_What is being asked_
Check every line below for the string "seaborn", and copy the lines that contain it.
══ Available data ══
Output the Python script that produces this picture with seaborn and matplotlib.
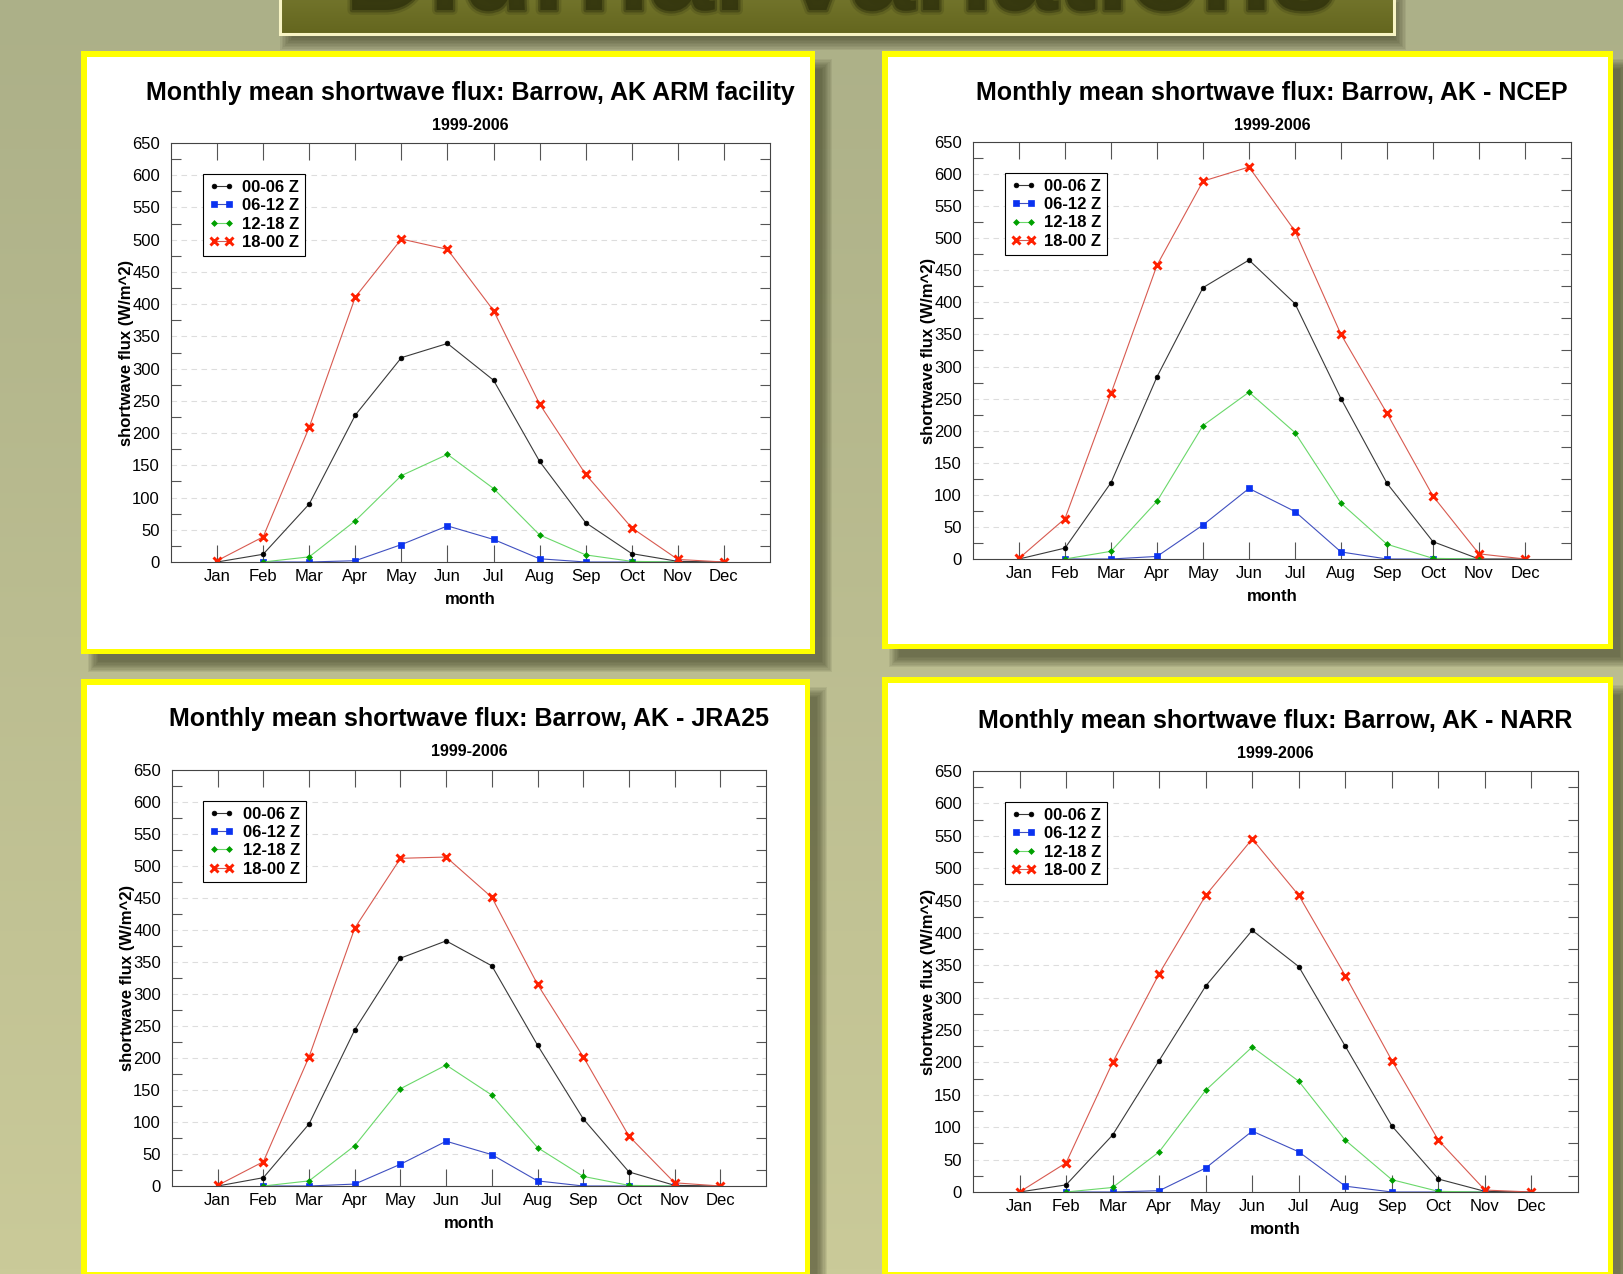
import numpy as np
import matplotlib.pyplot as plt
import matplotlib.patheffects as pe
from matplotlib.patches import Rectangle
import seaborn as sns

months = ['Jan', 'Feb', 'Mar', 'Apr', 'May', 'Jun', 'Jul', 'Aug', 'Sep', 'Oct', 'Nov', 'Dec']
month_num = list(range(1, 13))
series_names = ['00-06 Z', '06-12 Z', '12-18 Z', '18-00 Z']
nan = np.nan

# ARM facility
arm_00 = [0, 12, 90, 228, 317, 339, 282, 156, 61, 13, 1, 0]
arm_06 = [nan, 0, 0, 2, 27, 56, 35, 5, 0, 0, 0, nan]
arm_12 = [nan, 0, 8, 64, 134, 167, 114, 42, 11, 1, 0, nan]
arm_18 = [2, 39, 209, 411, 501, 485, 390, 245, 136, 53, 4, 0]

# NCEP
ncep_00 = [0, 17, 119, 284, 423, 466, 398, 250, 118, 27, 0, 0]
ncep_06 = [nan, 0, 0, 4, 53, 110, 74, 11, 0, 0, 0, nan]
ncep_12 = [nan, 0, 12, 90, 208, 260, 197, 87, 23, 1, 0, nan]
ncep_18 = [1, 63, 258, 458, 589, 611, 511, 350, 227, 98, 8, 0]

# JRA25
jra_00 = [0, 13, 97, 244, 356, 383, 344, 220, 105, 22, 1, 0]
jra_06 = [nan, 0, 0, 3, 34, 70, 49, 8, 0, 0, 0, nan]
jra_12 = [nan, 0, 8, 63, 152, 189, 142, 60, 15, 1, 0, nan]
jra_18 = [1, 38, 202, 403, 512, 514, 451, 315, 202, 78, 5, 0]

# NARR
narr_00 = [0, 11, 88, 203, 318, 404, 348, 225, 102, 20, 1, 0]
narr_06 = [nan, 0, 0, 2, 37, 94, 62, 9, 0, 0, 0, nan]
narr_12 = [nan, 0, 7, 62, 157, 224, 171, 80, 19, 1, 0, nan]
narr_18 = [0, 45, 200, 337, 458, 545, 458, 334, 203, 80, 3, 0]

titles = [
    'Monthly mean shortwave flux: Barrow, AK ARM facility',
    'Monthly mean shortwave flux: Barrow, AK - NCEP',
    'Monthly mean shortwave flux: Barrow, AK - JRA25',
    'Monthly mean shortwave flux: Barrow, AK - NARR',
]
panel_values = [
    [arm_00, arm_06, arm_12, arm_18],
    [ncep_00, ncep_06, ncep_12, ncep_18],
    [jra_00, jra_06, jra_12, jra_18],
    [narr_00, narr_06, narr_12, narr_18],
]

# line colour, marker, marker colour, marker size, marker edge width
styles = [
    ('#3a3a3a', 'o', '#000000', 3.4, 0.5),
    ('#4050c0', 's', '#0a32f0', 4.0, 0.5),
    ('#6ad86a', 'D', '#00a000', 3.0, 0.5),
    ('#d85a50', 'x', '#ff2000', 6.0, 2.1),
]

# layout in pixels (x0, y0, x1, y1), y measured from the top
W, H = 1623, 1274
frames = [(81, 51, 815, 654), (882, 51, 1613, 649),
          (81, 679, 810, 1277), (882, 677, 1613, 1277)]
axboxes = [(171, 143, 770, 562), (973, 142, 1571, 559),
           (172, 770, 766, 1186), (973, 771, 1578, 1192)]
title_ys = [93, 93, 719, 721]

sns.set_style('white')
plt.rcParams['font.family'] = ['Liberation Sans', 'DejaVu Sans']
plt.rcParams['text.color'] = 'black'
plt.rcParams['axes.labelcolor'] = 'black'
plt.rcParams['xtick.color'] = 'black'
plt.rcParams['ytick.color'] = 'black'

fig = plt.figure(figsize=(W / 100, H / 100), dpi=100)

bg = fig.add_axes([0, 0, 1, 1])
bg.set_zorder(0)
bg.axis('off')

# slide background
t = np.linspace(0, 1, 256)[:, None]
top_c = np.array([172, 176, 136]) / 255
bot_c = np.array([202, 202, 153]) / 255
grad = top_c * (1 - t) + bot_c * t
bg.imshow(np.repeat(grad[:, None, :], 4, axis=1), extent=(0, W, H, 0),
          aspect='auto', zorder=0)


def shadow(x0, y0, x1, y1, dx, dy, spread=5, steps=9, alpha=0.085):
    for i in range(steps):
        k = spread * (2 * i / (steps - 1) - 1)
        bg.add_patch(Rectangle((x0 + dx + k, y0 + dy + k),
                               (x1 - x0) - 2 * k, (y1 - y0) - 2 * k,
                               facecolor='#3a3c20', edgecolor='none',
                               alpha=alpha, zorder=1))


# title box
tb = (280, -10, 1394, 34)
shadow(*tb, 6, 10, spread=6)
tgrad = np.array([117, 119, 46]) / 255 * (1 - t) + np.array([100, 102, 30]) / 255 * t
bg.imshow(np.repeat(tgrad[:, None, :], 4, axis=1), extent=(tb[0], tb[2], tb[3], tb[1]),
          aspect='auto', zorder=2)
bg.add_patch(Rectangle((tb[0], tb[1]), tb[2] - tb[0], tb[3] - tb[1], facecolor='none',
                       edgecolor='#f8f4c4', linewidth=2.2, zorder=3))
bg.text(840, 10, 'Diurnal Variations', ha='center', va='baseline',
        fontsize=84, fontweight='bold', color='#34360e', alpha=0.8, zorder=3,
        path_effects=[pe.Stroke(linewidth=7, foreground='#4a4c18', alpha=0.35),
                      pe.Stroke(linewidth=3.5, foreground='#3c3e12', alpha=0.6),
                      pe.Normal()])

for i, (frame, axbox, title, values) in enumerate(zip(frames, axboxes, titles, panel_values)):
    x0, y0, x1, y1 = frame
    shadow(x0, y0, x1, y1, 12, 13)
    bg.add_patch(Rectangle((x0, y0), x1 - x0, y1 - y0, facecolor='#ffff00',
                           edgecolor='none', zorder=4))
    bg.add_patch(Rectangle((x0 + 5.5, y0 + 5.5), x1 - x0 - 11, y1 - y0 - 11,
                           facecolor='white', edgecolor='none', zorder=4))

    ax0, ay0, ax1, ay1 = axbox
    cx = (ax0 + ax1) / 2
    ty = title_ys[i]
    bg.text(cx, ty, title, ha='center', va='center', fontsize=18,
            fontweight='bold', color='black', zorder=5)
    bg.text(cx, ty + 32, '1999-2006', ha='center', va='center', fontsize=11.5,
            fontweight='bold', color='black', zorder=5)

    ax = fig.add_axes([ax0 / W, 1 - ay1 / H, (ax1 - ax0) / W, (ay1 - ay0) / H])
    ax.set_zorder(2)
    for name, vals, (lc, mk, mc, ms, mew) in zip(series_names, values, styles):
        sns.lineplot(x=month_num, y=vals, ax=ax, color=lc, linewidth=0.8,
                     marker=mk, markersize=ms, markerfacecolor=mc,
                     markeredgecolor=mc, markeredgewidth=mew, label=name)

    ax.set_xlim(0, 13)
    ax.set_ylim(0, 650)
    ax.set_xticks(month_num)
    ax.set_xticklabels(months)
    ax.set_yticks(np.arange(0, 651, 50))
    ax.set_yticks(np.arange(25, 650, 50), minor=True)
    ax.tick_params(axis='x', which='major', direction='in', length=12, width=0.8,
                   top=True, bottom=True, color='#555555', labelsize=12, pad=5)
    ax.tick_params(axis='y', which='major', length=0, labelsize=12, pad=8)
    ax.tick_params(axis='y', which='minor', direction='in', length=7, width=0.8,
                   left=True, right=True, color='#555555')
    ax.grid(axis='y', which='major', linestyle=(0, (5, 4)), color='#dddddd',
            linewidth=0.8)
    ax.set_axisbelow(True)
    for s in ax.spines.values():
        s.set_color('#444444')
        s.set_linewidth(0.8)
    ax.set_xlabel('month', fontsize=12, fontweight='bold', labelpad=5.5)
    ax.set_ylabel('shortwave flux (W/m^2)', fontsize=12, fontweight='bold', labelpad=-1.5)

    handles, labels = ax.get_legend_handles_labels()
    leg = ax.legend(handles, labels, loc='upper left', bbox_to_anchor=(0.053, 0.926),
                    frameon=True, fancybox=False, edgecolor='black', framealpha=1,
                    prop={'weight': 'bold', 'size': 12}, handlelength=1.5,
                    numpoints=2, borderpad=0.35, labelspacing=0.2,
                    handletextpad=0.5, borderaxespad=0)
    leg.get_frame().set_linewidth(0.8)

bg.set_xlim(0, W)
bg.set_ylim(H, 0)

fig.savefig('out.png', dpi=100)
═══
_Solution to the problem_
Output the Python script that produces this picture with seaborn and matplotlib.
import seaborn as sns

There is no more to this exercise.